By all rights, this should be a commercially successful but instantly forgettable lightweight popcorn movie to tide the American public over until Hollywood brings out the big summer guns next month.

But the irresistible pairing of Steve Carell and Tina Fey turns "Date Night" into something else, a breezy comedy of errors exploding with chemistry, quotable quips and a surprising amount of empathy, especially in a movie from Shawn Levy, director of the vacuous box office hits "Night at the Museum" and its sequel.

Carell and Fey play "just a boring married couple from New Jersey" who have gotten into a passionless rut. He plays a tax accountant named Phil Foster. She plays his real estate sales wife Claire.

The early scene where Phil and Claire prepare for bed and talk themselves out of sex is a tragically funny sequence that lets us know just how unromantic and staid they've allowed themselves to become.

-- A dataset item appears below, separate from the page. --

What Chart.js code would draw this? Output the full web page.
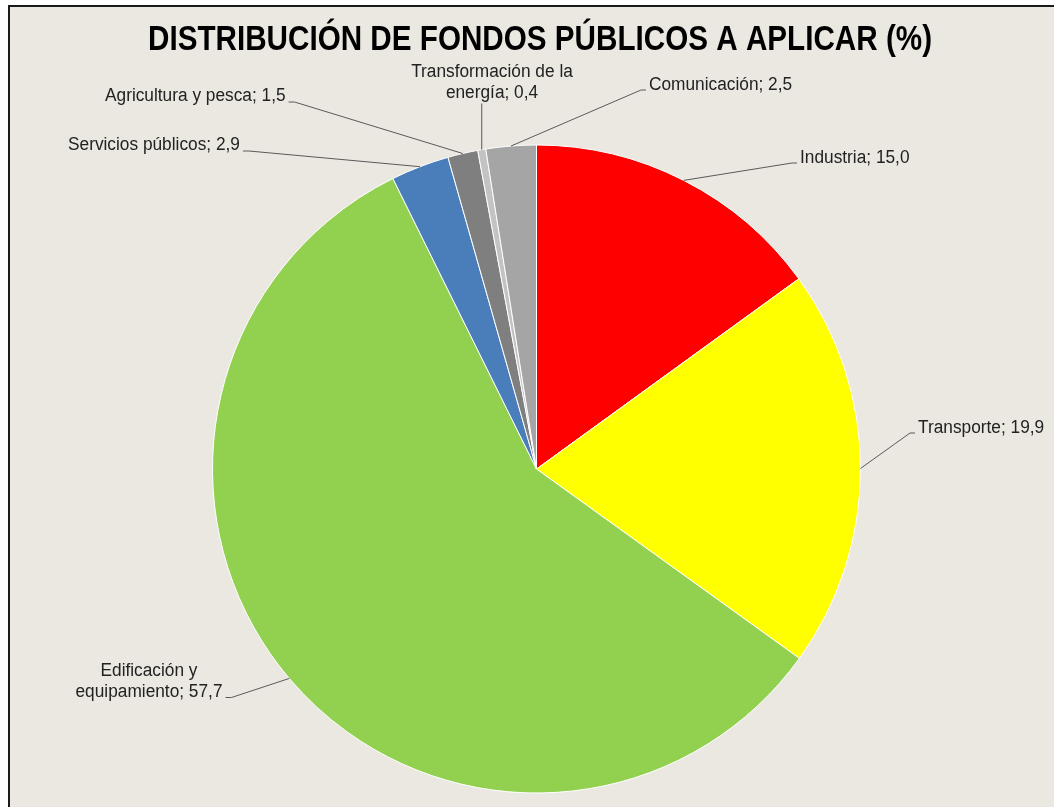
<!DOCTYPE html>
<html>
<head>
<meta charset="utf-8">
<script src="https://cdn.jsdelivr.net/npm/chart.js@4/dist/chart.umd.min.js"></script>
<style>
  html, body { margin: 0; padding: 0; background: #ffffff; }
  canvas { display: block; }
</style>
</head>
<body>
<canvas id="c" width="1054" height="807"></canvas>
<script>
// ---- Data ----
const chartTitle = 'DISTRIBUCIÓN DE FONDOS PÚBLICOS A APLICAR (%)';
const categories = ['Industria', 'Transporte', 'Edificación y equipamiento', 'Servicios públicos',
                    'Agricultura y pesca', 'Transformación de la energía', 'Comunicación'];
const values = [15.0, 19.9, 57.7, 2.9, 1.5, 0.4, 2.5];
const sliceColors = ['#ff0000', '#ffff00', '#92d050', '#4a7ebb', '#7f7f7f', '#c3c3c3', '#a5a5a5'];

// ---- Label layout (text anchor, alignment, wrap width) ----
const labelLayout = [
  { x: 800, y: 163, align: 'left',   wrap: 400 },
  { x: 918, y: 433, align: 'left',   wrap: 400 },
  { x: 149, y: 676, align: 'center', wrap: 155 },
  { x: 68,  y: 150, align: 'left',   wrap: 400 },
  { x: 105, y: 101, align: 'left',   wrap: 400 },
  { x: 492, y: 77,  align: 'center', wrap: 170 },
  { x: 649, y: 90,  align: 'left',   wrap: 400 }
];

const LABEL_FONT = '18px "Liberation Sans", Arial, sans-serif';
const LABEL_SX = 0.96;
const LINE_H = 20.5;

function fmt(v) { return v.toFixed(1).replace('.', ','); }

function wrapText(ctx, text, maxW) {
  const words = text.split(' ');
  const lines = [];
  let cur = '';
  for (const w of words) {
    const t = cur ? cur + ' ' + w : w;
    if (cur && ctx.measureText(t).width * LABEL_SX > maxW) { lines.push(cur); cur = w; }
    else cur = t;
  }
  if (cur) lines.push(cur);
  return lines;
}

function drawScaled(ctx, text, x, y, align, sx) {
  ctx.save();
  ctx.translate(x, y);
  ctx.scale(sx, 1);
  ctx.textAlign = align;
  ctx.fillText(text, 0, 0);
  ctx.restore();
}

const framePlugin = {
  id: 'frame',
  beforeDraw(chart) {
    const ctx = chart.ctx;
    const W = chart.width, H = chart.height;
    ctx.save();
    ctx.fillStyle = '#ffffff';
    ctx.fillRect(0, 0, W, H);
    ctx.fillStyle = '#1a1a1a';
    ctx.fillRect(8, 5, W - 8, H - 5);
    ctx.fillStyle = '#ebe8e1';
    ctx.fillRect(10, 7, W - 10, H - 7);
    // title
    ctx.fillStyle = '#000000';
    ctx.font = 'bold 35px "Liberation Sans", Arial, sans-serif';
    ctx.textBaseline = 'alphabetic';
    const tw = ctx.measureText(chartTitle).width;
    const sx = 784 / tw;
    drawScaled(ctx, chartTitle, 540, 50, 'center', sx);
    ctx.restore();
  }
};

const labelPlugin = {
  id: 'pieLabels',
  afterDatasetsDraw(chart) {
    const ctx = chart.ctx;
    const meta = chart.getDatasetMeta(0);
    ctx.save();
    ctx.font = LABEL_FONT;
    ctx.textBaseline = 'alphabetic';
    meta.data.forEach((arc, i) => {
      const p = arc.getProps(['x', 'y', 'startAngle', 'endAngle', 'outerRadius'], true);
      const mid = (p.startAngle + p.endAngle) / 2;
      const ex = p.x + p.outerRadius * Math.cos(mid);
      const ey = p.y + p.outerRadius * Math.sin(mid);
      const L = labelLayout[i];
      const text = categories[i] + '; ' + fmt(values[i]);
      const lines = wrapText(ctx, text, L.wrap);
      ctx.fillStyle = '#222222';
      lines.forEach((ln, k) => drawScaled(ctx, ln, L.x, L.y + k * LINE_H, L.align, LABEL_SX));
      // leader line
      const lastY = L.y + (lines.length - 1) * LINE_H;
      const lastW = ctx.measureText(lines[lines.length - 1]).width * LABEL_SX;
      let ax, ay, bx, by;
      if (L.align === 'center' && lines.length > 1 && Math.abs(ex - L.x) < 40) {
        ax = ex; ay = lastY + 6; bx = ex; by = ay;
      } else if (ex > L.x) {
        const right = L.align === 'center' ? L.x + lastW / 2 : L.x + lastW;
        ax = right + 3; ay = lastY + 1; bx = ax + 6; by = ay;
      } else {
        ax = L.x - 3; ay = lastY; bx = ax - 5; by = ay;
      }
      ctx.strokeStyle = '#5a5a5a';
      ctx.lineWidth = 1;
      ctx.beginPath();
      ctx.moveTo(ax, ay);
      ctx.lineTo(bx, by);
      ctx.lineTo(ex, ey);
      ctx.stroke();
    });
    ctx.restore();
  }
};

new Chart(document.getElementById('c'), {
  type: 'pie',
  data: {
    labels: categories,
    datasets: [{
      data: values,
      backgroundColor: sliceColors,
      borderColor: '#ffffff',
      borderWidth: 1,
      hoverOffset: 0,
      offset: 0,
      radius: 324
    }]
  },
  options: {
    responsive: false,
    animation: false,
    devicePixelRatio: 1,
    layout: { padding: { top: 145, bottom: 14, left: 19, right: 0 } },
    plugins: {
      legend: { display: false },
      tooltip: { enabled: false },
      title: { display: false }
    }
  },
  plugins: [framePlugin, labelPlugin]
});
</script>
</body>
</html>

That changes one night when Phil whisks Claire off to the Claw, an expensive restaurant where they don't have a reservation and are forced to wait for a table.

When nobody answers a call for the Tripplehorns, Phil impulsively seizes the moment, and the reservation, unaware that two thugs (Common and Jimmi Simpson) are waiting to abduct the Tripplehorns, whom they've never met.

They threaten Phil and Claire with bodily harm if they don't fork over the flashdrive they've been using to blackmail their crime boss.

From here on, Levy slams "Date Night" into narrative overdrive, following Phil and Claire on a nocturnal survival quest to find the flashdrive and keep from being killed by the thugs, who turn out to be members of New York's not-so-finest.

Along the way, the Fosters run across a smart and diligent police investigator (Taraji P. Henson), a security agent who never wears a shirt (Mark Wahlberg), the "real" Tripplehorns - tattooed, glue-sniffing con artists (James Franco and Mila Kunis in full-scene-stealing mode) - and a hypocritical D.A. (William Fichtner) in the pocket of a crime boss (played by a surprise, uncredited movie tough guy).

Levy loves silly action sequences, and "Date Night" obliges with a wild and destructive car chase through the streets of New York that culminates in an inventive scene involving a cab and luxury car eluding killers while being conjoined at the bumpers. Cue the hysterical tandem screaming.

Let's be clear: "Date Night" belongs to Carell and Fey, who inject the material with far more verbal wit and warmth than the screenplay deserves.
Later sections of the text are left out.